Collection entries
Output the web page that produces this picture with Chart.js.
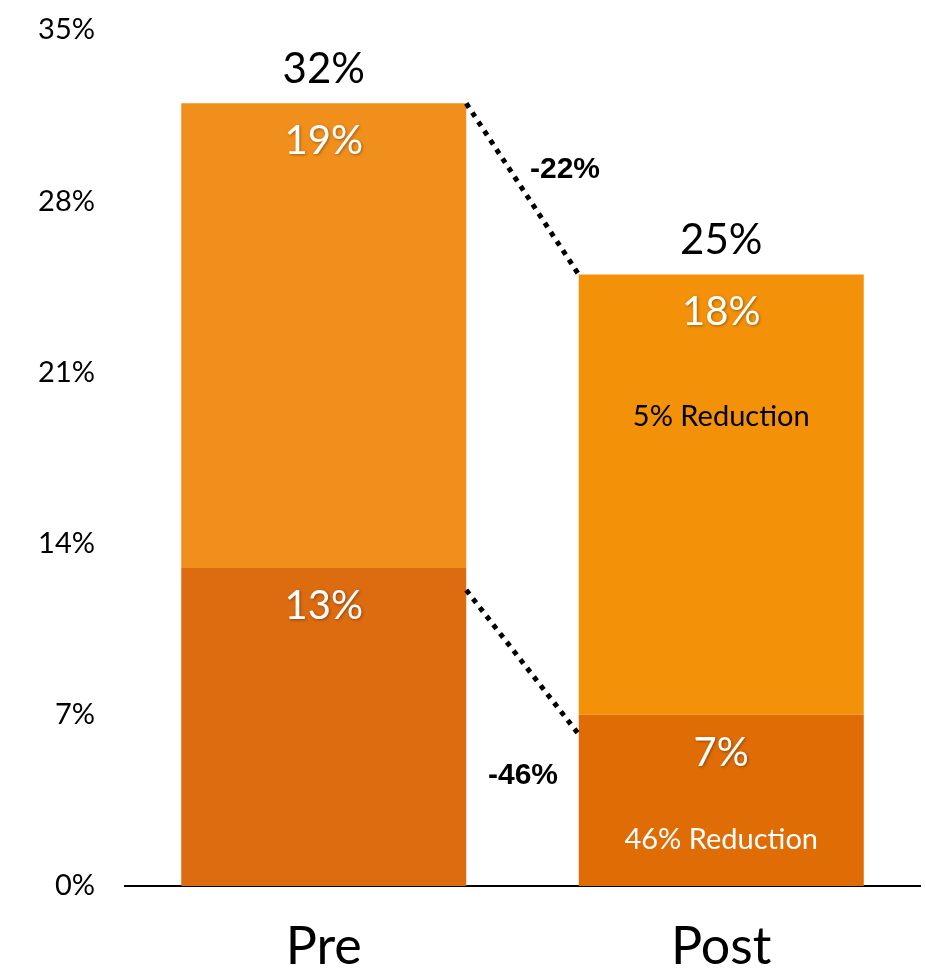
<!DOCTYPE html>
<html>
<head>
<meta charset="utf-8">
<script src="https://cdn.jsdelivr.net/npm/chart.js@4/dist/chart.umd.min.js"></script>
<style>
  html, body { margin: 0; padding: 0; background: #fff; }
  #wrap { width: 926px; height: 974px; }
</style>
</head>
<body>
<div id="wrap"><canvas id="chart"></canvas></div>
<script>
// data
const categories = ['Pre', 'Post'];
const lowerValues = [13, 7];
const upperValues = [19, 18];
const totalValues = [32, 25];
const yTicks = [0, 7, 14, 21, 28, 35];
const changeLabels = ['-22%', '-46%'];
const noteLabels = ['5% Reduction', '46% Reduction'];

const FONT = 'Lato, "Open Sans", sans-serif';

const annotate = {
  id: 'annotate',
  afterDatasetsDraw(chart) {
    const ctx = chart.ctx;
    const y = chart.scales.y;
    const lower = chart.getDatasetMeta(0).data;
    const upper = chart.getDatasetMeta(1).data;

    ctx.save();
    ctx.textAlign = 'center';
    ctx.textBaseline = 'middle';

    // white value labels inside each segment
    ctx.shadowColor = 'rgba(0,0,0,0.35)';
    ctx.shadowBlur = 3;
    ctx.shadowOffsetX = 1;
    ctx.shadowOffsetY = 1;
    ctx.fillStyle = '#fff';
    ctx.font = '40px ' + FONT;
    lower.forEach((bar, i) => ctx.fillText(lowerValues[i] + '%', bar.x, bar.y + 38));
    upper.forEach((bar, i) => ctx.fillText(upperValues[i] + '%', bar.x, bar.y + 38));
    ctx.shadowColor = 'transparent';

    // totals above bars
    ctx.fillStyle = '#000';
    ctx.font = '42px ' + FONT;
    upper.forEach((bar, i) => ctx.fillText(totalValues[i] + '%', bar.x, bar.y - 34));

    // notes in Post bar
    ctx.font = '29px ' + FONT;
    ctx.fillStyle = '#000';
    ctx.fillText(noteLabels[0], upper[1].x, y.getPixelForValue(19.2));
    ctx.fillStyle = '#fff';
    ctx.fillText(noteLabels[1], lower[1].x, y.getPixelForValue(1.9));

    // dotted connectors
    const preRight = upper[0].x + upper[0].width / 2;
    const postLeft = upper[1].x - upper[1].width / 2;
    ctx.strokeStyle = '#000';
    ctx.lineWidth = 5;
    ctx.setLineDash([5, 6]);
    ctx.beginPath();
    ctx.moveTo(preRight, y.getPixelForValue(totalValues[0]));
    ctx.lineTo(postLeft, y.getPixelForValue(totalValues[1]));
    ctx.moveTo(preRight, y.getPixelForValue(12.1));
    ctx.lineTo(postLeft, y.getPixelForValue(6.2));
    ctx.stroke();
    ctx.setLineDash([]);

    // change labels
    ctx.fillStyle = '#000';
    ctx.font = 'bold 30px "Liberation Sans", Arial, sans-serif';
    ctx.fillText(changeLabels[0], 565, y.getPixelForValue(29.3));
    ctx.fillText(changeLabels[1], 523, y.getPixelForValue(4.5));
    ctx.restore();
  }
};

new Chart(document.getElementById('chart'), {
  type: 'bar',
  data: {
    labels: categories,
    datasets: [{
      data: lowerValues,
      backgroundColor: ['#DD6B10', '#DF6C05'],
      barPercentage: 0.717,
      categoryPercentage: 1
    }, {
      data: upperValues,
      backgroundColor: ['#F18F1C', '#F39208'],
      barPercentage: 0.717,
      categoryPercentage: 1
    }]
  },
  options: {
    responsive: true,
    maintainAspectRatio: false,
    animation: false,
    layout: { padding: { top: 30, right: 6, left: 0, bottom: 0 } },
    plugins: {
      legend: { display: false },
      tooltip: { enabled: false }
    },
    scales: {
      x: {
        stacked: true,
        grid: { display: false, drawTicks: false },
        border: { display: true, color: '#000', width: 2 },
        ticks: {
          color: '#000',
          padding: 30,
          font: { family: FONT, size: 52 }
        },
        afterFit(scale) { scale.height = 88; }
      },
      y: {
        stacked: true,
        min: 0,
        max: 35,
        grid: { display: false, drawTicks: false },
        border: { display: false },
        afterBuildTicks(scale) { scale.ticks = yTicks.map(v => ({ value: v })); },
        ticks: {
          color: '#000',
          padding: 30,
          font: { family: FONT, size: 29 },
          callback: v => v + '%'
        },
        afterFit(scale) {
          scale.width = 125;
          scale.paddingTop = 0;
          scale.paddingBottom = 0;
        }
      }
    }
  },
  plugins: [annotate]
});
</script>
</body>
</html>
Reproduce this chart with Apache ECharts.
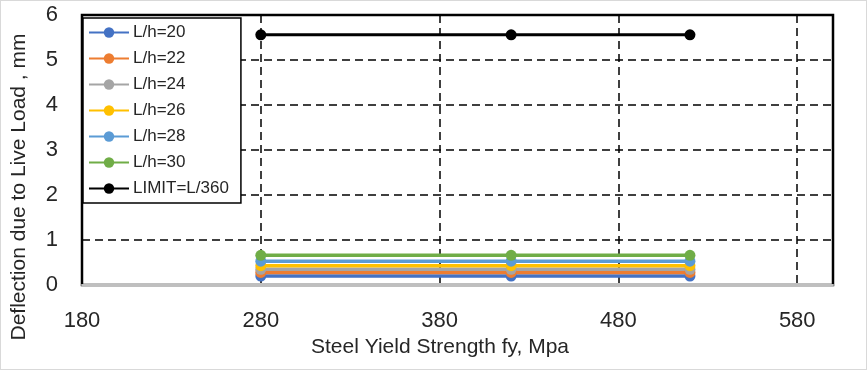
<!DOCTYPE html>
<html><head><meta charset="utf-8">
<script src="https://cdn.jsdelivr.net/npm/echarts@6/dist/echarts.min.js"></script>
<style>html,body{margin:0;padding:0;background:#fff}#c{width:867px;height:370px;box-sizing:border-box;border:1px solid #d9d9d9}</style>
</head><body><div id="c"></div>
<script>
const fy = [280, 420, 520];
const seriesNames = ['L/h=20','L/h=22','L/h=24','L/h=26','L/h=28','L/h=30','LIMIT=L/360'];
const lh20 = [0.20, 0.20, 0.20];
const lh22 = [0.28, 0.28, 0.28];
const lh24 = [0.35, 0.35, 0.35];
const lh26 = [0.43, 0.43, 0.43];
const lh28 = [0.53, 0.53, 0.53];
const lh30 = [0.66, 0.66, 0.66];
const limit = [5.56, 5.56, 5.56];
const colors = ['#4472c4','#ed7d31','#a5a5a5','#ffc000','#5b9bd5','#70ad47','#000000'];
const all = [lh20, lh22, lh24, lh26, lh28, lh30, limit];
const font = 'Liberation Sans';
const chart = echarts.init(document.getElementById('c'));
chart.setOption({
  animation: false,
  textStyle: {fontFamily: font},
  grid: {left: 81, right: 33, top: 14, bottom: 84, show: true, borderColor: '#000', borderWidth: 2.5, backgroundColor: '#fff'},
  legend: {
    orient: 'vertical', left: 82, top: 17, itemWidth: 40, itemHeight: 13, itemGap: 9,
    backgroundColor: '#fff', borderColor: '#000', borderWidth: 1.5, padding: [6, 12, 6, 5],
    textStyle: {fontSize: 17, color: '#262626', fontFamily: font, padding: [0,0,0,-1]},
    data: seriesNames
  },
  xAxis: {
    type: 'value', min: 180, max: 600, interval: 100,
    name: 'Steel Yield Strength fy, Mpa', nameLocation: 'middle', nameGap: 51,
    nameTextStyle: {fontSize: 21, color: '#262626', fontFamily: font, padding: [0, 35, 0, 0]},
    axisLine: {lineStyle: {color: '#bfbfbf', width: 2}},
    axisTick: {show: false},
    axisLabel: {fontSize: 22, color: '#262626', margin: 25, showMaxLabel: false, formatter: v => v === 600 ? '' : v},
    splitLine: {show: true, lineStyle: {color: '#000', type: [8, 5], width: 1.5}}
  },
  yAxis: {
    type: 'value', min: 0, max: 6, interval: 1,
    name: 'Deflection due to Live Load , mm', nameLocation: 'middle', nameGap: 52,
    nameTextStyle: {fontSize: 21, color: '#262626', fontFamily: font, padding: [0, 74, 0, 0]},
    axisLine: {show: true, lineStyle: {color: '#000', width: 1.5}},
    axisTick: {show: false},
    axisLabel: {fontSize: 22, color: '#262626', margin: 24},
    splitLine: {show: true, lineStyle: {color: '#000', type: [8, 5], width: 1.5}}
  },
  series: seriesNames.map((n, i) => ({
    name: n, type: 'line', data: fy.map((x, j) => [x, all[i][j]]),
    symbol: 'circle', symbolSize: 11, color: colors[i],
    lineStyle: {width: i === 6 ? 3 : 3.5, color: colors[i]},
    itemStyle: {color: colors[i]}
  }))
});
</script></body></html>
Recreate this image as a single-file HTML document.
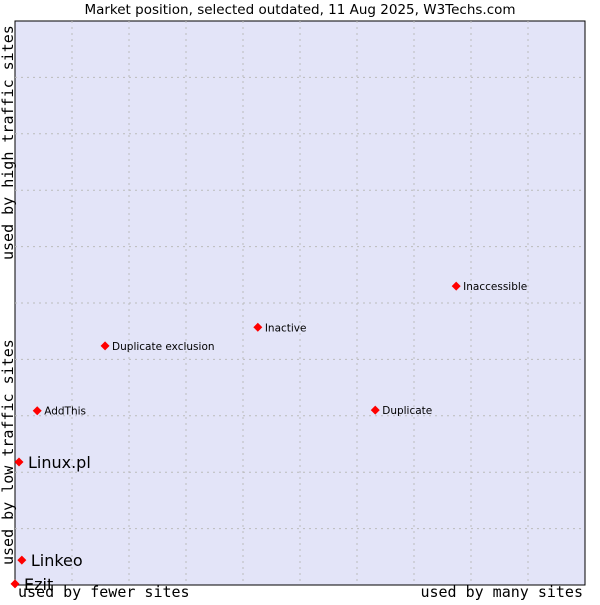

◆ **What this task involves**:
Pictures stay out; repeat all the rest of the records exactly.

◆ **Result**:
Output the web page that produces this picture with Chart.js.
<!DOCTYPE html>
<html>
<head>
<meta charset="utf-8">
<script src="https://cdn.jsdelivr.net/npm/chart.js@4/dist/chart.umd.min.js"></script>
<style>
  html, body { margin: 0; padding: 0; background: #fff; }
  #wrap { width: 926px; height: 974px; }
</style>
</head>
<body>
<div id="wrap"><canvas id="chart"></canvas></div>
<script>
// data
const categories = ['Pre', 'Post'];
const lowerValues = [13, 7];
const upperValues = [19, 18];
const totalValues = [32, 25];
const yTicks = [0, 7, 14, 21, 28, 35];
const changeLabels = ['-22%', '-46%'];
const noteLabels = ['5% Reduction', '46% Reduction'];

const FONT = 'Lato, "Open Sans", sans-serif';

const annotate = {
  id: 'annotate',
  afterDatasetsDraw(chart) {
    const ctx = chart.ctx;
    const y = chart.scales.y;
    const lower = chart.getDatasetMeta(0).data;
    const upper = chart.getDatasetMeta(1).data;

    ctx.save();
    ctx.textAlign = 'center';
    ctx.textBaseline = 'middle';

    // white value labels inside each segment
    ctx.shadowColor = 'rgba(0,0,0,0.35)';
    ctx.shadowBlur = 3;
    ctx.shadowOffsetX = 1;
    ctx.shadowOffsetY = 1;
    ctx.fillStyle = '#fff';
    ctx.font = '40px ' + FONT;
    lower.forEach((bar, i) => ctx.fillText(lowerValues[i] + '%', bar.x, bar.y + 38));
    upper.forEach((bar, i) => ctx.fillText(upperValues[i] + '%', bar.x, bar.y + 38));
    ctx.shadowColor = 'transparent';

    // totals above bars
    ctx.fillStyle = '#000';
    ctx.font = '42px ' + FONT;
    upper.forEach((bar, i) => ctx.fillText(totalValues[i] + '%', bar.x, bar.y - 34));

    // notes in Post bar
    ctx.font = '29px ' + FONT;
    ctx.fillStyle = '#000';
    ctx.fillText(noteLabels[0], upper[1].x, y.getPixelForValue(19.2));
    ctx.fillStyle = '#fff';
    ctx.fillText(noteLabels[1], lower[1].x, y.getPixelForValue(1.9));

    // dotted connectors
    const preRight = upper[0].x + upper[0].width / 2;
    const postLeft = upper[1].x - upper[1].width / 2;
    ctx.strokeStyle = '#000';
    ctx.lineWidth = 5;
    ctx.setLineDash([5, 6]);
    ctx.beginPath();
    ctx.moveTo(preRight, y.getPixelForValue(totalValues[0]));
    ctx.lineTo(postLeft, y.getPixelForValue(totalValues[1]));
    ctx.moveTo(preRight, y.getPixelForValue(12.1));
    ctx.lineTo(postLeft, y.getPixelForValue(6.2));
    ctx.stroke();
    ctx.setLineDash([]);

    // change labels
    ctx.fillStyle = '#000';
    ctx.font = 'bold 30px "Liberation Sans", Arial, sans-serif';
    ctx.fillText(changeLabels[0], 565, y.getPixelForValue(29.3));
    ctx.fillText(changeLabels[1], 523, y.getPixelForValue(4.5));
    ctx.restore();
  }
};

new Chart(document.getElementById('chart'), {
  type: 'bar',
  data: {
    labels: categories,
    datasets: [{
      data: lowerValues,
      backgroundColor: ['#DD6B10', '#DF6C05'],
      barPercentage: 0.717,
      categoryPercentage: 1
    }, {
      data: upperValues,
      backgroundColor: ['#F18F1C', '#F39208'],
      barPercentage: 0.717,
      categoryPercentage: 1
    }]
  },
  options: {
    responsive: true,
    maintainAspectRatio: false,
    animation: false,
    layout: { padding: { top: 30, right: 6, left: 0, bottom: 0 } },
    plugins: {
      legend: { display: false },
      tooltip: { enabled: false }
    },
    scales: {
      x: {
        stacked: true,
        grid: { display: false, drawTicks: false },
        border: { display: true, color: '#000', width: 2 },
        ticks: {
          color: '#000',
          padding: 30,
          font: { family: FONT, size: 52 }
        },
        afterFit(scale) { scale.height = 88; }
      },
      y: {
        stacked: true,
        min: 0,
        max: 35,
        grid: { display: false, drawTicks: false },
        border: { display: false },
        afterBuildTicks(scale) { scale.ticks = yTicks.map(v => ({ value: v })); },
        ticks: {
          color: '#000',
          padding: 30,
          font: { family: FONT, size: 29 },
          callback: v => v + '%'
        },
        afterFit(scale) {
          scale.width = 125;
          scale.paddingTop = 0;
          scale.paddingBottom = 0;
        }
      }
    }
  },
  plugins: [annotate]
});
</script>
</body>
</html>
Reproduce this chart with Apache ECharts.
<!DOCTYPE html>
<html><head><meta charset="utf-8">
<script src="https://cdn.jsdelivr.net/npm/echarts@6/dist/echarts.min.js"></script>
<style>html,body{margin:0;padding:0;background:#fff}#c{width:867px;height:370px;box-sizing:border-box;border:1px solid #d9d9d9}</style>
</head><body><div id="c"></div>
<script>
const fy = [280, 420, 520];
const seriesNames = ['L/h=20','L/h=22','L/h=24','L/h=26','L/h=28','L/h=30','LIMIT=L/360'];
const lh20 = [0.20, 0.20, 0.20];
const lh22 = [0.28, 0.28, 0.28];
const lh24 = [0.35, 0.35, 0.35];
const lh26 = [0.43, 0.43, 0.43];
const lh28 = [0.53, 0.53, 0.53];
const lh30 = [0.66, 0.66, 0.66];
const limit = [5.56, 5.56, 5.56];
const colors = ['#4472c4','#ed7d31','#a5a5a5','#ffc000','#5b9bd5','#70ad47','#000000'];
const all = [lh20, lh22, lh24, lh26, lh28, lh30, limit];
const font = 'Liberation Sans';
const chart = echarts.init(document.getElementById('c'));
chart.setOption({
  animation: false,
  textStyle: {fontFamily: font},
  grid: {left: 81, right: 33, top: 14, bottom: 84, show: true, borderColor: '#000', borderWidth: 2.5, backgroundColor: '#fff'},
  legend: {
    orient: 'vertical', left: 82, top: 17, itemWidth: 40, itemHeight: 13, itemGap: 9,
    backgroundColor: '#fff', borderColor: '#000', borderWidth: 1.5, padding: [6, 12, 6, 5],
    textStyle: {fontSize: 17, color: '#262626', fontFamily: font, padding: [0,0,0,-1]},
    data: seriesNames
  },
  xAxis: {
    type: 'value', min: 180, max: 600, interval: 100,
    name: 'Steel Yield Strength fy, Mpa', nameLocation: 'middle', nameGap: 51,
    nameTextStyle: {fontSize: 21, color: '#262626', fontFamily: font, padding: [0, 35, 0, 0]},
    axisLine: {lineStyle: {color: '#bfbfbf', width: 2}},
    axisTick: {show: false},
    axisLabel: {fontSize: 22, color: '#262626', margin: 25, showMaxLabel: false, formatter: v => v === 600 ? '' : v},
    splitLine: {show: true, lineStyle: {color: '#000', type: [8, 5], width: 1.5}}
  },
  yAxis: {
    type: 'value', min: 0, max: 6, interval: 1,
    name: 'Deflection due to Live Load , mm', nameLocation: 'middle', nameGap: 52,
    nameTextStyle: {fontSize: 21, color: '#262626', fontFamily: font, padding: [0, 74, 0, 0]},
    axisLine: {show: true, lineStyle: {color: '#000', width: 1.5}},
    axisTick: {show: false},
    axisLabel: {fontSize: 22, color: '#262626', margin: 24},
    splitLine: {show: true, lineStyle: {color: '#000', type: [8, 5], width: 1.5}}
  },
  series: seriesNames.map((n, i) => ({
    name: n, type: 'line', data: fy.map((x, j) => [x, all[i][j]]),
    symbol: 'circle', symbolSize: 11, color: colors[i],
    lineStyle: {width: i === 6 ? 3 : 3.5, color: colors[i]},
    itemStyle: {color: colors[i]}
  }))
});
</script></body></html>
Recreate this image as a single-file HTML document.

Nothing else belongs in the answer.